Health data will positively impact all our lives

How health data will positively impact all our lives

By Connected Health Cities Operations Director Amanda Lamb

I recently moved house to a more rural location and that made me feel nervous about our digital connectivity.  I do not have direct access to a bank or cash machine; nor to a supermarket; nor to the usual conveniences that my family have become used to.  A superfast broadband connection suddenly went from being a nice to have to an absolute necessity.

I need not have worried though.  Since moving out to the country our family life has become much more digital and in the process much more efficient.  The local corner shop takes contactless; we order our weekly groceries online; and the doctor’s surgery allows me to access everything through their remote portal.  Ironically, life feels much more convenient the further away I live.

Despite these recent advances in the way our health service utilises IT, it’s typically the tech and social media sector that are best at capitalising on the advances in computer science; developing powerful algorithms that turn customer data into business intelligence. But all that’s about to change.

Connected Health Cities is a fascinating new project, delivered by the Northern Health Science Alliance,  that we recently launched across the north of England to reduce UK health inequalities.  It is sad fact in 2016 that a girl born in Manchester will have on average 15 fewer years of good health than a girl born in Richmond upon Thames.  One of the ways we can address these issues is by making locally under-used data work harder for the benefit of patients and their families.  The important bit here is the word local – locally owned and locally accountable to the communities they serve.

How?  Well, Connected Health Cities aims to understand more about how today’s patients move between services; live longer lives but have multiple health conditions; and, given that most people are more tech-savvy than ever before, how we can help them to use this to improve the services they receive.

To address this we are looking at how the ubiquity of devices like mobile phones can be used to harness better, more meaningful communication between patient and clinician for example, by providing platforms for patients to record their symptoms on a day-to-day basis.

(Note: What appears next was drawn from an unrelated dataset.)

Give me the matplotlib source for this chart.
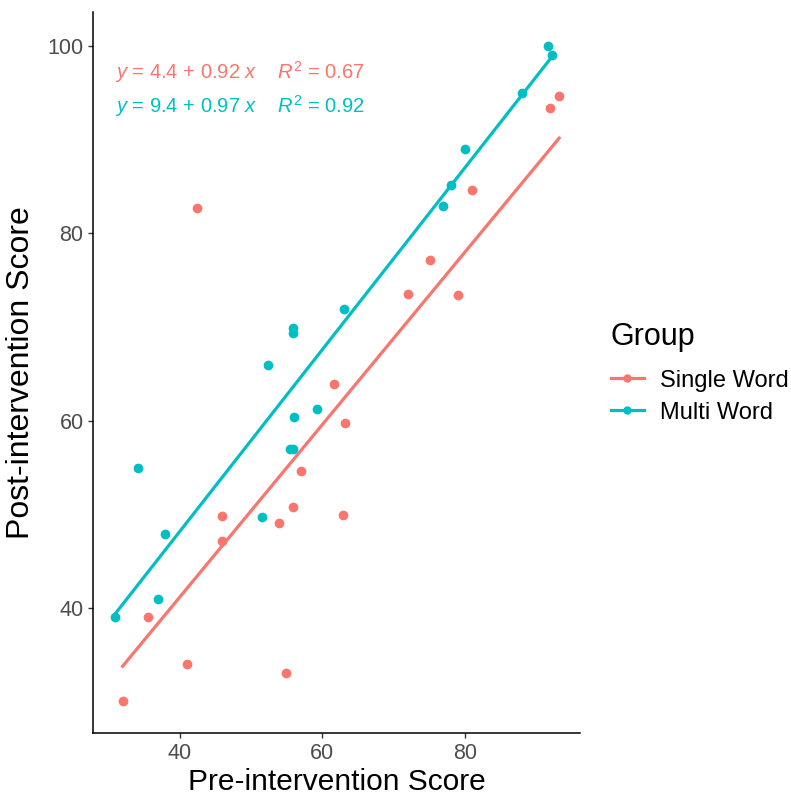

A great example of this is ClinTouch, now run by Affigo (a community interest company), which allows direct communication between patients with mental health issues and their clinicians to monitor the progress of symptoms in real time; or Cloudy with a Chance of Pain which allows arthritis suffers to log their pain and researchers, including citizen scientists, to look for connection between symptoms and the weather.

At its core the CHC works by safely and securely linking data together from different services to better serve patients in their city regions.  The information can then be analysed to understand where problems exist in current pathways and develop appropriate solutions. This could, for example, result in improvements in the diagnosis and treatment of strokes; or help us to understand more about the patterns and development of childhood obesity.

By applying similar methods to those that enhance our online shopping experiences we can advance our health and help relieve some of the pressures our NHS is currently under. I think we can all agree it needs our help right now.

CHC is embedded in existing services which allows new solutions to be put into action faster.  We are not talking about improvements 15 years down the line; we’re talking about making a difference right now.  This is what we call a learning health system – a system that responds to current evidence and makes the appropriate changes to improve healthcare.  A lot of the technology already exists to help us do this but sometimes, like moving house, we just need something that can help us implement that change.

We all use the NHS as patients or carers during our lifetime.  We trust it with our lives.  During all of these interactions they collect a lot of deeply personal information about us. I care about what happens to my health data and that of my family. I want it to be used appropriately and securely in a way that keeps me safe but also allows others to benefit from my experiences – good or bad.

All of the projects that are delivered as part of CHCs currently use de-identified data.  Analysts don’t need to know my name, my date of birth or my address to assess whether my treatment was efficient or if the right diagnosis was achieved in the right way in the shortest amount of time. However I would like to be able to control my preferences in the way that I can when I set up my Twitter account or my online shopping account.  This is something that the CHC project would like to deliver, working in partnership with patients.

CHC is constantly having conversations with the public about the work it does to make sure it is relevant.  The #datasaveslives campaign has been really successful in providing a platform for patients and researchers to share their views about health data science.  If you’d like to find out more about the project then check out Twitter (@CHCNorth) or visit the website:

When we moved house my daughter moved school.  This started a conversation about what she would like to do when she was older.  She proudly stated “I want to be a technology doctor”.  When I asked her what that was she told me that it was a doctor that used computers to make people better.  She is 6.  I hope this project goes someway to deliver the future of healthcare that is so obvious to her.